Description of the task: State only the number of lines that contain the string "with".

Data listing:
□ □ □ □
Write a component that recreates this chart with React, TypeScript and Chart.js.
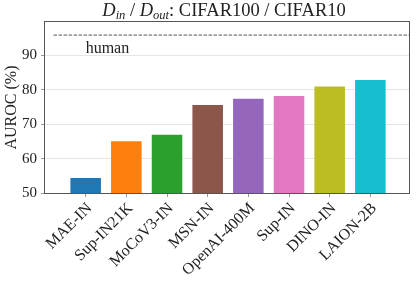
□ □ □ □
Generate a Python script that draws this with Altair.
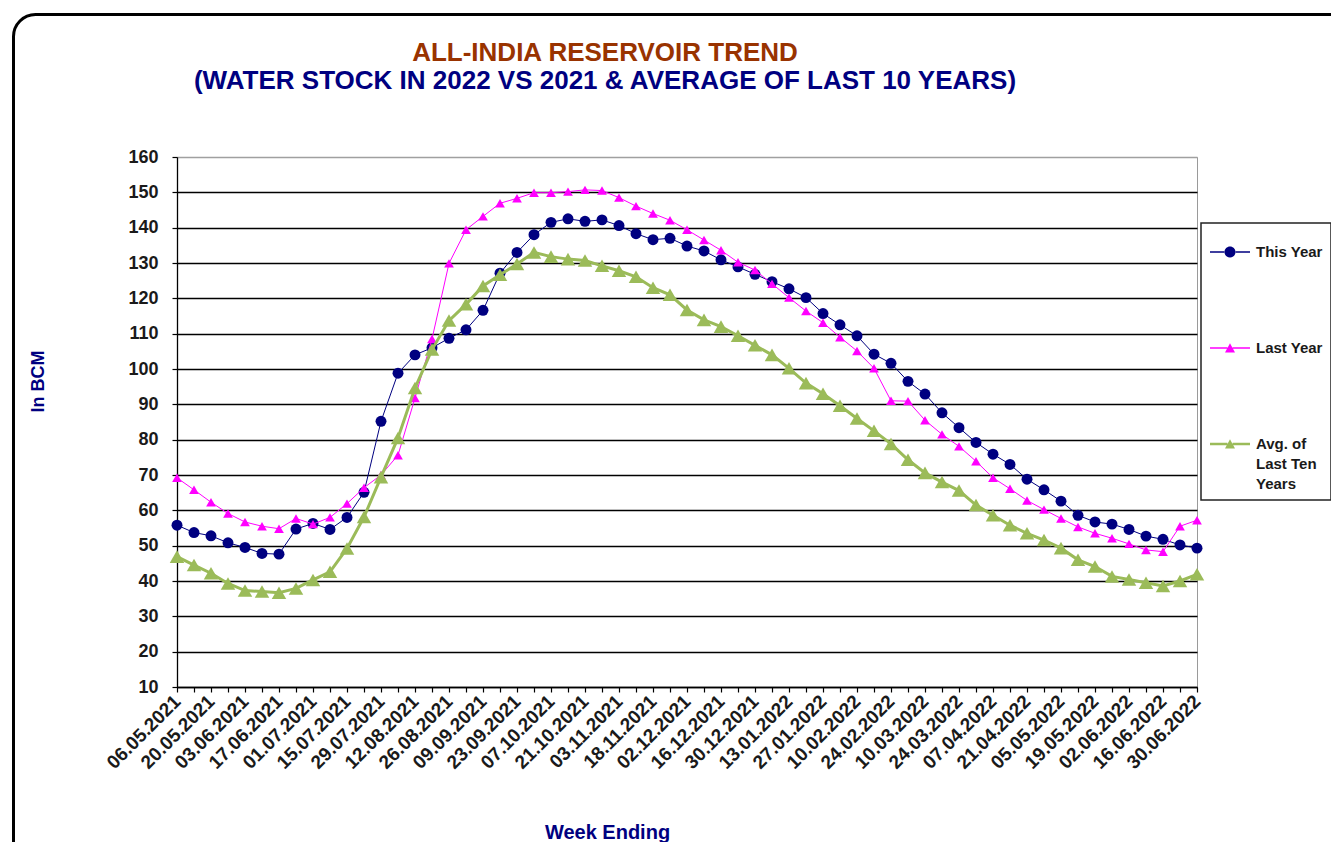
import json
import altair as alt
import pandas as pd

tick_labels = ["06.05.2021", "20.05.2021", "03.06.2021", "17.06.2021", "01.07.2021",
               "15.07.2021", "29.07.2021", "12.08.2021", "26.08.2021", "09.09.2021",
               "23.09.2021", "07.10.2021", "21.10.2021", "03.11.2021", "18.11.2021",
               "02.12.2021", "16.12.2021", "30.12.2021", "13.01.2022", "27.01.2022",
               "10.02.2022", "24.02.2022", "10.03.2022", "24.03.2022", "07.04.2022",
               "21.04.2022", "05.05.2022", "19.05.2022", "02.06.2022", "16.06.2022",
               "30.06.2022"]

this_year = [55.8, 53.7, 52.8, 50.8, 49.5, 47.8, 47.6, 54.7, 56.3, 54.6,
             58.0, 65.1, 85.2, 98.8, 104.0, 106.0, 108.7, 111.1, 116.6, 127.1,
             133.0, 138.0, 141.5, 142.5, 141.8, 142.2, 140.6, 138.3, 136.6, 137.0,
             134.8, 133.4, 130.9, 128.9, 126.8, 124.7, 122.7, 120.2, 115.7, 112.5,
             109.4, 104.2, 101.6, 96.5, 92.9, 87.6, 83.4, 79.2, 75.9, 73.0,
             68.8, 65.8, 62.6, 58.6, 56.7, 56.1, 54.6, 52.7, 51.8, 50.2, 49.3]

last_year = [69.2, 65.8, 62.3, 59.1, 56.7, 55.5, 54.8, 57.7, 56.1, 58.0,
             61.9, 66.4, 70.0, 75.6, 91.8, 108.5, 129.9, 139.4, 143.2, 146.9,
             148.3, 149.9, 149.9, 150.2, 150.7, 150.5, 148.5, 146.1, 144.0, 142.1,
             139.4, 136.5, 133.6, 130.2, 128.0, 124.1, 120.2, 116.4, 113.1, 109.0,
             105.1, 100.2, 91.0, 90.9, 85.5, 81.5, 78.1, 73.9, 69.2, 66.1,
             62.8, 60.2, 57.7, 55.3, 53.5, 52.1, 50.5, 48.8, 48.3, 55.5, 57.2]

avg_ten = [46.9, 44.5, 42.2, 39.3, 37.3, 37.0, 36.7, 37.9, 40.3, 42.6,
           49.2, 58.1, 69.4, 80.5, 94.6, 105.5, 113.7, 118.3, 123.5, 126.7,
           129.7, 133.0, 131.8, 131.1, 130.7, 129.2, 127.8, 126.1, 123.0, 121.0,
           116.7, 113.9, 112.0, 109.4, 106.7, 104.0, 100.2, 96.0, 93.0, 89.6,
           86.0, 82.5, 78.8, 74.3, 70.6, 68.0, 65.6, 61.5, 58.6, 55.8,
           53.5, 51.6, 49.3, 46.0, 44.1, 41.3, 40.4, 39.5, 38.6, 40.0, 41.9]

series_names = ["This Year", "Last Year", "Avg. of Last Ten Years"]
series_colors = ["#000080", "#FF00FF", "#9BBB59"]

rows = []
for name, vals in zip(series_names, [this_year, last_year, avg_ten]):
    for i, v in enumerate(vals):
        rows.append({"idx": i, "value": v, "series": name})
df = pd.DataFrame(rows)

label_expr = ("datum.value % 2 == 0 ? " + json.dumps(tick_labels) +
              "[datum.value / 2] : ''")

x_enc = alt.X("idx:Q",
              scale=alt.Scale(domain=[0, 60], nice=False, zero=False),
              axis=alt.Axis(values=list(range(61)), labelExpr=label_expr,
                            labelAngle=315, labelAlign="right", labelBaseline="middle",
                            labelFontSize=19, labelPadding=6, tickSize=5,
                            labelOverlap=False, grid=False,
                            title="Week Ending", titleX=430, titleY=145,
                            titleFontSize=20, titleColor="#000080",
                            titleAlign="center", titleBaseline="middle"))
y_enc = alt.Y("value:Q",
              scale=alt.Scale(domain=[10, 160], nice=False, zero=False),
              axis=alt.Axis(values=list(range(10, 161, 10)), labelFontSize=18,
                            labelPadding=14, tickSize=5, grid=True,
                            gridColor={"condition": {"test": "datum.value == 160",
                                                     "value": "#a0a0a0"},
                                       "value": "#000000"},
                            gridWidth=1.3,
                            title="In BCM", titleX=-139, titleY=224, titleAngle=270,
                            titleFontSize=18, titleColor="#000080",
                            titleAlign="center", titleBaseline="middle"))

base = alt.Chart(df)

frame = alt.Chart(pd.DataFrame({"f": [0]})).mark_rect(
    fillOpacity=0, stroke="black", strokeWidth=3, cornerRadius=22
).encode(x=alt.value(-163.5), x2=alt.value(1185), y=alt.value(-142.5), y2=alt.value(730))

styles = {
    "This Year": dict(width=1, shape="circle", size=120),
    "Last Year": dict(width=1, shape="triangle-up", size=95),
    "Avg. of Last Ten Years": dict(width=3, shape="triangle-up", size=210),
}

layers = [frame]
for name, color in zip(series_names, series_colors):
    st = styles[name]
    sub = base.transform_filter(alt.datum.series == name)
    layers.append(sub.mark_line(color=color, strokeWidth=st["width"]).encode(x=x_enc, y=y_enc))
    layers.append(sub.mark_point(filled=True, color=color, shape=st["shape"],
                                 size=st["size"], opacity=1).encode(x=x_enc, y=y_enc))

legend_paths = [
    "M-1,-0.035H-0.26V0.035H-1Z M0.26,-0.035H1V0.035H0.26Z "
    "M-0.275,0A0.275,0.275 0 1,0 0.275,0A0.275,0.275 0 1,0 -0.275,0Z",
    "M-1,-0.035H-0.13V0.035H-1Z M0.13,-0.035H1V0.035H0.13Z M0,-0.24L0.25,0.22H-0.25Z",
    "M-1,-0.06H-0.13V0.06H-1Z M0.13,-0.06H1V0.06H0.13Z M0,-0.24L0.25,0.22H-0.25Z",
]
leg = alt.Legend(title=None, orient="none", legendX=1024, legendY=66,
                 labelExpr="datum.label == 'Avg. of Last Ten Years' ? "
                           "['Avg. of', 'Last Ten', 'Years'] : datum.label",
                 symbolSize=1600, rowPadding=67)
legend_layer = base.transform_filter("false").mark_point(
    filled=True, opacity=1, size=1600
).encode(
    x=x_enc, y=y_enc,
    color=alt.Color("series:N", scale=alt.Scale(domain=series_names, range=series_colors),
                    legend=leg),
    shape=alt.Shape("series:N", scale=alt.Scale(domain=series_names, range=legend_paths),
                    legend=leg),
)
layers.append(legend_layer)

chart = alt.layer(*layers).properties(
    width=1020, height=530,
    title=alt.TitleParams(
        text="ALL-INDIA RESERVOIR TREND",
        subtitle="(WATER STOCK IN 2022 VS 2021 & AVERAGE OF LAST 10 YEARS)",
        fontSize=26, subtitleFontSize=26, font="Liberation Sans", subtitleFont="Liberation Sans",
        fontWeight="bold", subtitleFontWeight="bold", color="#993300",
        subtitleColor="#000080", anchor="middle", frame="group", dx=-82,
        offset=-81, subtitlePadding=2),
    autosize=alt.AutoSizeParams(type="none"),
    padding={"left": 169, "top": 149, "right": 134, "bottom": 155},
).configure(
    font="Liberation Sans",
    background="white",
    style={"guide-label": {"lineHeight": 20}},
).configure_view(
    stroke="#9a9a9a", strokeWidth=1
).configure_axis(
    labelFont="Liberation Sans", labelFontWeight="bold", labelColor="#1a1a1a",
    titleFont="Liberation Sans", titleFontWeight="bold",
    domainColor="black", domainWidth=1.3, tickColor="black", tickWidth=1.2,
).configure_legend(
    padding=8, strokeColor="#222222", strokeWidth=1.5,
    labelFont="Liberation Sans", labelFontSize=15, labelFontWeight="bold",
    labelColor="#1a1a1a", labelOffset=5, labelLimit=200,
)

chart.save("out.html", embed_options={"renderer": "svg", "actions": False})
□ □ □ □
Output below: 2